Naturalmente temos uma predisposição de ler o livro com olhos modernos. Não conseguimos escapar disso, e não acho que deveríamos. Lucrécio sugeriu que somos feitos da mesma matéria das estrelas e oceanos, de pequenas partículas plenas de energia. Atualmente, as chamamos de átomos. Não podemos ler o livro num vácuo. A linha que vai deste livro à modernidade não é direta. Mas um dos meus principais interesses é justamente isso: em que relação o presente se encontra com o passado.

A popularidade de The swerve trouxe um interesse renovado pela obra de Lucrécio. É, de certa maneira, a história se repetindo?

Estou absolutamente adorando que Lucrécio seja redescoberto. Na verdade, ele se tornou um dos textos antigos mais populares no mercado livreiro. A ideia de que De rerum natura esteja inspirando uma nova geração, é fascinante para mim. Uma das emoções em ganhar o Pulitzer, é a ideia de que um número significativo de pessoas está compartilhando a importância desta história.

O jurí do Prêmio Pulitzer descreveu The swerve como um livro "provocador". Era sua intenção?
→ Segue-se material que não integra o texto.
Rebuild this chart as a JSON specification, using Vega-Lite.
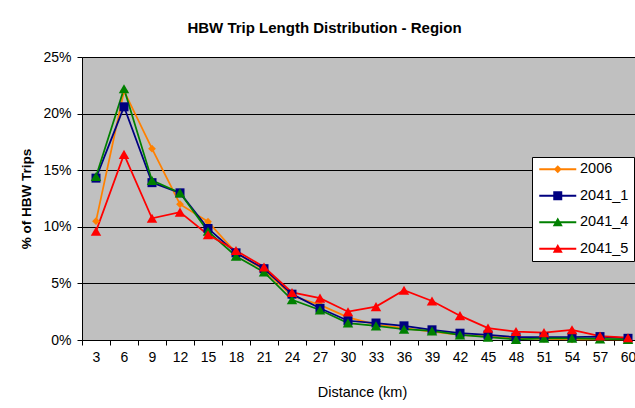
{
  "$schema": "https://vega.github.io/schema/vega-lite/v6.json",
  "width": 553,
  "height": 283,
  "autosize": {"type": "none"},
  "padding": {"left": 82, "top": 57, "right": 0, "bottom": 68},
  "background": "white",
  "title": {"text": "HBW Trip Length Distribution - Region", "font": "Liberation Sans", "fontSize": 15, "fontWeight": "bold", "anchor": "middle", "frame": "group", "dx": -34, "offset": 14, "color": "black"},
  "data": {"values": [
    {"d": 3, "s": "2006", "v": 0.105}, {"d": 6, "s": "2006", "v": 0.220}, {"d": 9, "s": "2006", "v": 0.169}, {"d": 12, "s": "2006", "v": 0.120}, {"d": 15, "s": "2006", "v": 0.1045}, {"d": 18, "s": "2006", "v": 0.077}, {"d": 21, "s": "2006", "v": 0.062}, {"d": 24, "s": "2006", "v": 0.039}, {"d": 27, "s": "2006", "v": 0.031}, {"d": 30, "s": "2006", "v": 0.020}, {"d": 33, "s": "2006", "v": 0.0135}, {"d": 36, "s": "2006", "v": 0.0105}, {"d": 39, "s": "2006", "v": 0.0075}, {"d": 42, "s": "2006", "v": 0.0045}, {"d": 45, "s": "2006", "v": 0.003}, {"d": 48, "s": "2006", "v": 0.0015}, {"d": 51, "s": "2006", "v": 0.001}, {"d": 54, "s": "2006", "v": 0.0005}, {"d": 57, "s": "2006", "v": 0.0005}, {"d": 60, "s": "2006", "v": 0.0005},
    {"d": 3, "s": "2041_1", "v": 0.143}, {"d": 6, "s": "2041_1", "v": 0.206}, {"d": 9, "s": "2041_1", "v": 0.139}, {"d": 12, "s": "2041_1", "v": 0.130}, {"d": 15, "s": "2041_1", "v": 0.0985}, {"d": 18, "s": "2041_1", "v": 0.077}, {"d": 21, "s": "2041_1", "v": 0.063}, {"d": 24, "s": "2041_1", "v": 0.0405}, {"d": 27, "s": "2041_1", "v": 0.028}, {"d": 30, "s": "2041_1", "v": 0.017}, {"d": 33, "s": "2041_1", "v": 0.015}, {"d": 36, "s": "2041_1", "v": 0.0125}, {"d": 39, "s": "2041_1", "v": 0.009}, {"d": 42, "s": "2041_1", "v": 0.006}, {"d": 45, "s": "2041_1", "v": 0.0045}, {"d": 48, "s": "2041_1", "v": 0.0025}, {"d": 51, "s": "2041_1", "v": 0.0025}, {"d": 54, "s": "2041_1", "v": 0.0025}, {"d": 57, "s": "2041_1", "v": 0.003}, {"d": 60, "s": "2041_1", "v": 0.0015},
    {"d": 3, "s": "2041_4", "v": 0.1445}, {"d": 6, "s": "2041_4", "v": 0.222}, {"d": 9, "s": "2041_4", "v": 0.141}, {"d": 12, "s": "2041_4", "v": 0.130}, {"d": 15, "s": "2041_4", "v": 0.096}, {"d": 18, "s": "2041_4", "v": 0.074}, {"d": 21, "s": "2041_4", "v": 0.060}, {"d": 24, "s": "2041_4", "v": 0.0355}, {"d": 27, "s": "2041_4", "v": 0.0265}, {"d": 30, "s": "2041_4", "v": 0.015}, {"d": 33, "s": "2041_4", "v": 0.0125}, {"d": 36, "s": "2041_4", "v": 0.0095}, {"d": 39, "s": "2041_4", "v": 0.008}, {"d": 42, "s": "2041_4", "v": 0.0045}, {"d": 45, "s": "2041_4", "v": 0.0025}, {"d": 48, "s": "2041_4", "v": 0.0005}, {"d": 51, "s": "2041_4", "v": 0.0015}, {"d": 54, "s": "2041_4", "v": 0.0015}, {"d": 57, "s": "2041_4", "v": 0.001}, {"d": 60, "s": "2041_4", "v": 0.0005},
    {"d": 3, "s": "2041_5", "v": 0.096}, {"d": 6, "s": "2041_5", "v": 0.164}, {"d": 9, "s": "2041_5", "v": 0.1075}, {"d": 12, "s": "2041_5", "v": 0.113}, {"d": 15, "s": "2041_5", "v": 0.093}, {"d": 18, "s": "2041_5", "v": 0.079}, {"d": 21, "s": "2041_5", "v": 0.0645}, {"d": 24, "s": "2041_5", "v": 0.042}, {"d": 27, "s": "2041_5", "v": 0.037}, {"d": 30, "s": "2041_5", "v": 0.025}, {"d": 33, "s": "2041_5", "v": 0.0295}, {"d": 36, "s": "2041_5", "v": 0.044}, {"d": 39, "s": "2041_5", "v": 0.0345}, {"d": 42, "s": "2041_5", "v": 0.0215}, {"d": 45, "s": "2041_5", "v": 0.0105}, {"d": 48, "s": "2041_5", "v": 0.0075}, {"d": 51, "s": "2041_5", "v": 0.0065}, {"d": 54, "s": "2041_5", "v": 0.009}, {"d": 57, "s": "2041_5", "v": 0.0035}, {"d": 60, "s": "2041_5", "v": 0.002}
  ]},
  "encoding": {
    "x": {
      "field": "d", "type": "ordinal", "sort": null,
      "scale": {"type": "band", "range": [0, 560], "paddingInner": 0, "paddingOuter": 0},
      "axis": {"title": "Distance (km)", "titleFont": "Liberation Sans", "titleFontSize": 14.5, "titleFontWeight": "normal", "titleColor": "black", "titlePadding": 21, "labelAngle": 0, "labelFont": "Liberation Sans", "labelFontSize": 14, "labelColor": "black", "labelPadding": 5, "tickBand": "extent", "tickSize": 5, "tickColor": "black", "domainColor": "black", "grid": false, "labelOverlap": false}
    },
    "y": {
      "field": "v", "type": "quantitative",
      "scale": {"domain": [0, 0.25], "nice": false},
      "axis": {"title": "% of HBW Trips", "titleFont": "Liberation Sans", "titleFontSize": 13.5, "titleFontWeight": "bold", "titleColor": "black", "titlePadding": 9, "values": [0, 0.05, 0.1, 0.15, 0.2, 0.25], "format": ".0%", "labelFont": "Liberation Sans", "labelFontSize": 14, "labelColor": "black", "labelPadding": 6, "tickSize": 5, "tickColor": "black", "domainColor": "black", "grid": true, "gridColor": "black", "gridOpacity": 1, "gridWidth": 1}
    },
    "color": {
      "field": "s", "type": "nominal",
      "scale": {"domain": ["2006", "2041_1", "2041_4", "2041_5"], "range": ["#FF8000", "#000080", "#008000", "#FF0000"]},
      "legend": {
        "orient": "none", "legendX": 450, "legendY": 100, "title": null,
        "fillColor": "white", "strokeColor": "black", "padding": 5,
        "rowPadding": 11.5, "symbolSize": 100, "symbolOffset": 13.5, "labelOffset": 15,
        "labelFont": "Liberation Sans", "labelFontSize": 14.5, "labelColor": "black", "symbolStrokeWidth": 0, "symbolOpacity": 1,
        "encode": {"symbols": {"update": {
          "shape": {"signal": "datum.value === '2006' ? 'M-3.7,-0.18H3.7V0.18H-3.7Z M0,-0.8L0.8,0L0,0.8L-0.8,0Z' : datum.value === '2041_1' ? 'M-3.7,-0.18H3.7V0.18H-3.7Z M-0.9,-0.9H0.9V0.9H-0.9Z' : 'M-3.7,-0.18H3.7V0.18H-3.7Z M0,-0.95L1,0.8L-1,0.8Z'"}
        }}}
      }
    }
  },
  "layer": [
    {"mark": {"type": "line", "strokeWidth": 1.75}},
    {"transform": [{"filter": "datum.s === '2006'"}], "mark": {"type": "point", "filled": true, "opacity": 1, "shape": "diamond", "size": 60}},
    {"transform": [{"filter": "datum.s === '2041_1'"}], "mark": {"type": "point", "filled": true, "opacity": 1, "shape": "square", "size": 81}},
    {"transform": [{"filter": "datum.s === '2041_4'"}], "mark": {"type": "point", "filled": true, "opacity": 1, "shape": "triangle-up", "size": 110}},
    {"transform": [{"filter": "datum.s === '2041_5'"}], "mark": {"type": "point", "filled": true, "opacity": 1, "shape": "triangle-up", "size": 110}}
  ],
  "config": {
    "view": {"fill": "#C0C0C0", "stroke": null},
    "font": "Liberation Sans"
  }
}
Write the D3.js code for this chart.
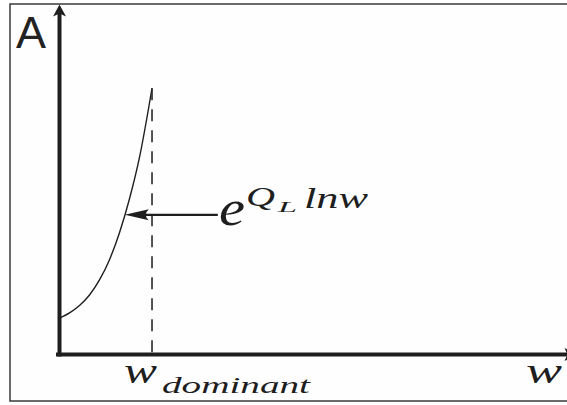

Não diria que estava tentando provocar. Trata-se, antes, de compartilhar meu encanto em relação ao texto. Realmente sinto que é importante a sociedade ser capaz de entender suas conexões com o passado. Sua relação com a Renascimento, a Grécia e Roma Antiga. É imperativo não esquecer, ou ao menos ter essa consciência. É importante as pessoas de todo o mundo reconhecerem que o presente mantém relação significativa com o passado. Acho que todo o mundo é capaz de ver o sentido disso.